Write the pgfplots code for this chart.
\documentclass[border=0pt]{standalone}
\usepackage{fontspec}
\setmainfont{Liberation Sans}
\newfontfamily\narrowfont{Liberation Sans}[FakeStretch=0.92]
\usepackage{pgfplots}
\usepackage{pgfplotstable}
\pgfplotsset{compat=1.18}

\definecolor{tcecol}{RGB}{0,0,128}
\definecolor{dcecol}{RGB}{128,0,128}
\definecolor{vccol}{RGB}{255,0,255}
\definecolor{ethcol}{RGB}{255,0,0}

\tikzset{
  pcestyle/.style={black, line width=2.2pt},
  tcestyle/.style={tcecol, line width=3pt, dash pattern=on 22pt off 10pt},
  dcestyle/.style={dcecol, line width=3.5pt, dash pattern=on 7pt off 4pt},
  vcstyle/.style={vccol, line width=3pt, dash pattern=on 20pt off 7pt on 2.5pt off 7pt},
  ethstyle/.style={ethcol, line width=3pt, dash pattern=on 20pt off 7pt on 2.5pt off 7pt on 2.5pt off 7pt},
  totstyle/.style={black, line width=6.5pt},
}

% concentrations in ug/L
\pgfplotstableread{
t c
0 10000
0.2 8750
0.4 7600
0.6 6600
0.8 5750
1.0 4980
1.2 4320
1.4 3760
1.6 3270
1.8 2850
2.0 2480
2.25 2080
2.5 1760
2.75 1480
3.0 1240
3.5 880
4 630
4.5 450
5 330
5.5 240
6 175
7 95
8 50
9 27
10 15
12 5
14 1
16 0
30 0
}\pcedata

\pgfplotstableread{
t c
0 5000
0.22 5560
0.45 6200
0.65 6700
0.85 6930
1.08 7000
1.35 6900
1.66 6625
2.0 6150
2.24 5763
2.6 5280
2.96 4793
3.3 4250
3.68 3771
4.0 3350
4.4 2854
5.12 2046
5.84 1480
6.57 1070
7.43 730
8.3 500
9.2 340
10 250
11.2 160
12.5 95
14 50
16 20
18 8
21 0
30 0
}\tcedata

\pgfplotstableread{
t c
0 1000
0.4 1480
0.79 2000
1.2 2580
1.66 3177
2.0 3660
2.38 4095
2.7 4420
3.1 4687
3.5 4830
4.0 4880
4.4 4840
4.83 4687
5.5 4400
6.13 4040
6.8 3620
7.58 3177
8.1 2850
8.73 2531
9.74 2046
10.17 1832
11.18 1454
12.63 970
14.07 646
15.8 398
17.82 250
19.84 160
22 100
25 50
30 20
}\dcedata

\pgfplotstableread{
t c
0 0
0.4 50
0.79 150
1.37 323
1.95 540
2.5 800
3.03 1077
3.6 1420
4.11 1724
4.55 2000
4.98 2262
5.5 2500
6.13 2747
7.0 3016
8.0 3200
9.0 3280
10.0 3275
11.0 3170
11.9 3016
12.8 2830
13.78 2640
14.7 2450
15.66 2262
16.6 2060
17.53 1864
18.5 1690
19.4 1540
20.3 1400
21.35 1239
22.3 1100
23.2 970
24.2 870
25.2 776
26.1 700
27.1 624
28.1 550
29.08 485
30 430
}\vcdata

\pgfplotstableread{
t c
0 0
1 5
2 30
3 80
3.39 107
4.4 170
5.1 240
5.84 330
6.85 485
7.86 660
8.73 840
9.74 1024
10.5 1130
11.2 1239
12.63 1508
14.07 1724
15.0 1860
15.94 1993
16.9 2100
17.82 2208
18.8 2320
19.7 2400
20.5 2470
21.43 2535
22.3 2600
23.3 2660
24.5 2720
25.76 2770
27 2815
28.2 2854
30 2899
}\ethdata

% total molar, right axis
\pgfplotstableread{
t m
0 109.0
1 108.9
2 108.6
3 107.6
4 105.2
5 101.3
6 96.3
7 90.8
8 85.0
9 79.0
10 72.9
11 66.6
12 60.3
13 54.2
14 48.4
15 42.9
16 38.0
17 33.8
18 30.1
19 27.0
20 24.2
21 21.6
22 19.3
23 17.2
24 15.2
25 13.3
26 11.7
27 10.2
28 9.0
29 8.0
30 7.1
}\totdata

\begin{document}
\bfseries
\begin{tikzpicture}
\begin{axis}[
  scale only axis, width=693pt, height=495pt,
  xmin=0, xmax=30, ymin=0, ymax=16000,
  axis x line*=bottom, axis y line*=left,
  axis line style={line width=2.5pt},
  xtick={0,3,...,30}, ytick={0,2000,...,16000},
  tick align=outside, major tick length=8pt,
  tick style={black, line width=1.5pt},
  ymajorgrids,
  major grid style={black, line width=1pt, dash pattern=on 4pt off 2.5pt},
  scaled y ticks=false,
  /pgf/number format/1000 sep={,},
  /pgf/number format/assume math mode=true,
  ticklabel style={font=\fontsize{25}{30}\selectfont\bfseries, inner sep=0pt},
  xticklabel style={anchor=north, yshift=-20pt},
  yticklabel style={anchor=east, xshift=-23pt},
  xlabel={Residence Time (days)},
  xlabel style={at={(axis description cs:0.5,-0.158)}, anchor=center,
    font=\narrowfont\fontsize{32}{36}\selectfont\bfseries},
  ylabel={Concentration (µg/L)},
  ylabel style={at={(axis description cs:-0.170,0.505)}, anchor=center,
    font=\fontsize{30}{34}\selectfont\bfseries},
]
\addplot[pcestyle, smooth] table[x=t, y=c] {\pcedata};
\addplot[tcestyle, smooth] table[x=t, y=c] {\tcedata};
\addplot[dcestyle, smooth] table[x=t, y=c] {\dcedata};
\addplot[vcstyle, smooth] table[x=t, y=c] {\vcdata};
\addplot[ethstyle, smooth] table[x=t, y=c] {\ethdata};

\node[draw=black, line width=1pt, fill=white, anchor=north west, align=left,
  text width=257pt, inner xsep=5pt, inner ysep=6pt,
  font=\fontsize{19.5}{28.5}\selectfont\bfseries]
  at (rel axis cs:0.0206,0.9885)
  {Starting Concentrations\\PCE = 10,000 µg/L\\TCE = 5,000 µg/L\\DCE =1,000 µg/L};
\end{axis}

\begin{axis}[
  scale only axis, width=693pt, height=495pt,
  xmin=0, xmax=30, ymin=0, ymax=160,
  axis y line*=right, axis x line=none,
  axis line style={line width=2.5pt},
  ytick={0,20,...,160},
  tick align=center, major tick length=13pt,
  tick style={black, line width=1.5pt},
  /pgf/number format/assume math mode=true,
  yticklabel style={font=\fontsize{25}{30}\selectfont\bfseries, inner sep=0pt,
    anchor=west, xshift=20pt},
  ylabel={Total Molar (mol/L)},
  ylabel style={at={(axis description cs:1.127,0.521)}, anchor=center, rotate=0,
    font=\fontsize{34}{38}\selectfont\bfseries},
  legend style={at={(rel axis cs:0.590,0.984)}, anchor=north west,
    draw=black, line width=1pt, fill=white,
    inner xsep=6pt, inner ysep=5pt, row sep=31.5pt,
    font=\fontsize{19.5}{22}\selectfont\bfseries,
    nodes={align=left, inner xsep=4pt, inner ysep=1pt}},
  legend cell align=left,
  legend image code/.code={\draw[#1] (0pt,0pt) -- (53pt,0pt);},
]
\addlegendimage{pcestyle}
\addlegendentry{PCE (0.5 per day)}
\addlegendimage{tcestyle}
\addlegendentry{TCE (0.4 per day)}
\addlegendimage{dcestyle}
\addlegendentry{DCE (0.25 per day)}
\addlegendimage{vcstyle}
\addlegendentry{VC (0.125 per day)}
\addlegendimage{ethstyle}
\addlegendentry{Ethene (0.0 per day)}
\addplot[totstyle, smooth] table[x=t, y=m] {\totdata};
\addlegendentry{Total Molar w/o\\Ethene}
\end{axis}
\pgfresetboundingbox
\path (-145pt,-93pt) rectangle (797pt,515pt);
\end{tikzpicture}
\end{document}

○ ○ ○ ○ ○ ○ ○

## Exercise aim
Check every line for "code" and show the ones that have it.

## Expected answer
Write the pgfplots code for this chart.
  legend image code/.code={\draw[#1] (0pt,0pt) -- (53pt,0pt);},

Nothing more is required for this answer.